If the grievance touches potential malpractice exposure or a fee dispute, your Bar response can be used later in civil litigation. Be truthful and complete, but avoid unnecessary admissions or broad narrative commentary. Keep the response tethered to documents and the Bar’s questions.

6) Common Mistakes That Make Florida Bar Cases Worse

1) Missing the deadline (or “ghosting”)

Nonresponse is often treated as noncooperation and can become its own disciplinary issue. Even if the underlying grievance is weak, failing to respond can trigger escalation.

2) Sending an emotional, accusatory letter

Attacking the complainant, opposing counsel, or the judge is a fast way to lose credibility. Bar counsel looks for professionalism under stress.

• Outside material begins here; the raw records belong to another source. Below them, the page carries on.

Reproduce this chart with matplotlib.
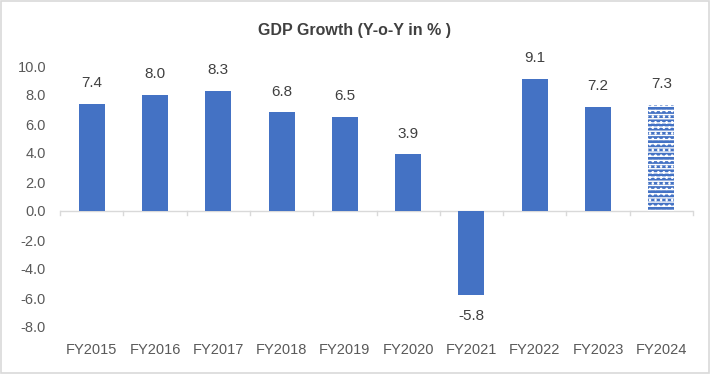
import matplotlib.pyplot as plt
import matplotlib.patches as mpatches

years = ['FY2015', 'FY2016', 'FY2017', 'FY2018', 'FY2019',
         'FY2020', 'FY2021', 'FY2022', 'FY2023', 'FY2024']
growth = [7.4, 8.0, 8.3, 6.8, 6.5, 3.9, -5.8, 9.1, 7.2, 7.3]
yticks = [10.0, 8.0, 6.0, 4.0, 2.0, 0.0, -2.0, -4.0, -6.0, -8.0]

blue = '#4472C4'
grey_txt = '#595959'
plt.rcParams['font.family'] = ['Liberation Sans', 'DejaVu Sans']
plt.rcParams['hatch.linewidth'] = 1.0

fig = plt.figure(figsize=(7.1, 3.74), dpi=100)
ax = fig.add_axes([60 / 710, 47 / 374, 633 / 710, 261 / 374])

x = list(range(len(years)))
bars = ax.bar(x, growth, width=0.41, color=blue, zorder=2)
# last year is an estimate -> patterned bar
bars[-1].set_hatch('----...')
bars[-1].set_edgecolor('white')
bars[-1].set_linewidth(0)

for xi, v in zip(x, growth):
    off = 10 if v >= 0 else -10
    ax.annotate(f'{v:.1f}', (xi, v), xytext=(0, off), textcoords='offset points',
                ha='center', va='bottom' if v >= 0 else 'top',
                fontsize=11, color='#404040')

ax.set_xlim(-0.5, len(years) - 0.5)
ax.set_ylim(-8, 10)
ax.set_yticks(yticks)
ax.set_yticklabels([f'{t:.1f}' for t in yticks], fontsize=10.5, color=grey_txt)
ax.tick_params(axis='y', length=0, pad=10)

for s in ax.spines.values():
    s.set_visible(False)
ax.axhline(0, color='#D9D9D9', lw=1, zorder=1)

# category ticks hang below the zero line, labels sit at the bottom
ax.set_xticks([])
for b in [i - 0.5 for i in range(len(years) + 1)]:
    ax.plot([b, b], [0, -0.28], color='#D9D9D9', lw=1, zorder=1, clip_on=False)
for xi, lab in zip(x, years):
    ax.text(xi, -9.1, lab, ha='center', va='top', fontsize=10.5, color=grey_txt,
            transform=ax.transData)

fig.text(0.5, 1 - 31 / 374, 'GDP Growth (Y-o-Y in % )', ha='center', va='center',
         fontsize=11.5, fontweight='bold', color='#404040')

fig.patches.append(mpatches.Rectangle((0.002, 0.003), 0.996, 0.994, transform=fig.transFigure,
                                      fill=False, edgecolor='#D9D9D9', lw=1.2))

fig.savefig('out.png', dpi=100)
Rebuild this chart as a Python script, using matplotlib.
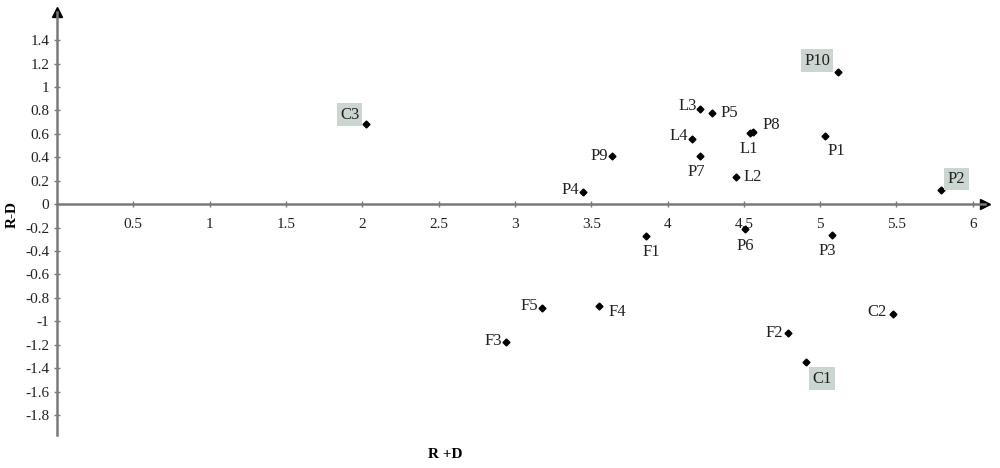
"""
Cause-effect diagram (R+D vs R-D) scatter with labelled factors
"""
import numpy as np
import matplotlib
matplotlib.use('Agg')
import matplotlib.pyplot as plt

# Data
labels = ['C3', 'P9', 'P4', 'F1', 'P10', 'L3', 'P5', 'P8', 'L1', 'L4', 'P1',
          'P7', 'L2', 'P2', 'P6', 'P3', 'F5', 'F4', 'F3', 'F2', 'C1', 'C2']
r_plus_d = [2.025, 3.635, 3.445, 3.857, 5.12, 4.21, 4.29, 4.56, 4.54, 4.16, 5.03,
            4.21, 4.45, 5.79, 4.51, 5.08, 3.18, 3.55, 2.94, 4.79, 4.905, 5.48]
r_minus_d = [0.68, 0.41, 0.10, -0.27, 1.13, 0.81, 0.775, 0.62, 0.61, 0.555, 0.58,
             0.415, 0.23, 0.12, -0.21, -0.26, -0.89, -0.87, -1.18, -1.10, -1.35, -0.94]
highlighted = ['C3', 'P10', 'P2', 'C1']

x_ticks = [0.5, 1, 1.5, 2, 2.5, 3, 3.5, 4, 4.5, 5, 5.5, 6]
y_ticks = [1.4, 1.2, 1, 0.8, 0.6, 0.4, 0.2, 0, -0.2, -0.4, -0.6, -0.8,
           -1, -1.2, -1.4, -1.6, -1.8]

# label offsets in points (dx, dy, ha, va)
offsets = {
    'C3': (-5, 7, 'right', 'center'), 'P9': (-3, 0, 'right', 'center'),
    'P4': (-3, 2, 'right', 'center'), 'F1': (-2, -6, 'left', 'top'),
    'P10': (-6, 8, 'right', 'center'), 'L3': (-2, 2, 'right', 'center'),
    'P5': (6, 0, 'left', 'center'), 'P8': (7, 5, 'left', 'center'),
    'L1': (-1, -6, 'center', 'top'), 'L4': (-3, 2, 'right', 'center'),
    'P1': (2, -5, 'left', 'top'), 'P7': (-2, -6, 'center', 'top'),
    'L2': (5, 0, 'left', 'center'), 'P2': (5, 8, 'left', 'center'),
    'P6': (0, -7, 'center', 'top'), 'P3': (-4, -6, 'center', 'top'),
    'F5': (-3, 2, 'right', 'center'), 'F4': (7, -4, 'left', 'center'),
    'F3': (-3, 1, 'right', 'center'), 'F2': (-4, 0, 'right', 'center'),
    'C1': (5, -6, 'left', 'top'), 'C2': (-5, 2, 'right', 'center'),
}

plt.rcParams['font.family'] = ['Liberation Serif', 'DejaVu Serif']

fig = plt.figure(figsize=(10, 4.68), dpi=100)
ax = fig.add_axes([0.057, 1 - 435 / 468, 0.928, (435 - 12) / 468])
ax.set_xlim(0, 6.08)
ax.set_ylim(-1.97, 1.64)

axis_color = '#7a7a7a'
for side in ['top', 'right']:
    ax.spines[side].set_visible(False)
ax.spines['left'].set_position(('data', 0))
ax.spines['bottom'].set_position(('data', 0))
for side in ['left', 'bottom']:
    ax.spines[side].set_color(axis_color)
    ax.spines[side].set_linewidth(1.8)

# arrow heads
ax.plot(1, 0, '>k', markersize=7, transform=ax.get_yaxis_transform(), clip_on=False)
ax.plot(0, 1, '^k', markersize=7, transform=ax.get_xaxis_transform(), clip_on=False)

ax.set_xticks(x_ticks)
ax.set_xticklabels([f'{t:g}' for t in x_ticks])
ax.set_yticks(y_ticks)
ax.set_yticklabels([f'{t:g}' for t in y_ticks])
ax.tick_params(direction='inout', length=4, width=1, color=axis_color,
               labelsize=11, labelcolor='#222222')
ax.tick_params(axis='x', pad=8)

ax.plot(r_plus_d, r_minus_d, 'D', color='black', markersize=3.5, linestyle='none')

for name, x, y in zip(labels, r_plus_d, r_minus_d):
    dx, dy, ha, va = offsets[name]
    bbox = None
    if name in highlighted:
        bbox = dict(boxstyle='square,pad=0.2', facecolor='#cbd6d1', edgecolor='none')
    ax.annotate(name, (x, y), xytext=(dx, dy), textcoords='offset points',
                ha=ha, va=va, fontsize=12, color='#222222', bbox=bbox)

fig.text(0.012, 1 - 215 / 468, 'R-D', rotation=90, fontsize=11, fontweight='bold',
         ha='center', va='center')
fig.text(0.445, 1 - 455 / 468, 'R +D', fontsize=11, fontweight='bold',
         ha='center', va='center')

plt.savefig('out.png', dpi=100)
plt.close()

3) Providing a narrative with no exhibits

Unsupported statements invite follow-up requests and prolong the investigation. When you can prove a point with an exhibit, do so.

4) Overproducing unrelated confidential material

Dumping the entire client file may expose unrelated privileged information and can create privacy issues. Produce what is requested and relevant.

5) “Fixing” trust accounting after the fact without documentation

If trust handling is alleged, unverified reconstructions or post-hoc adjustments without source documents can look like concealment. If errors occurred, acknowledge them accurately and show corrective steps with documentation.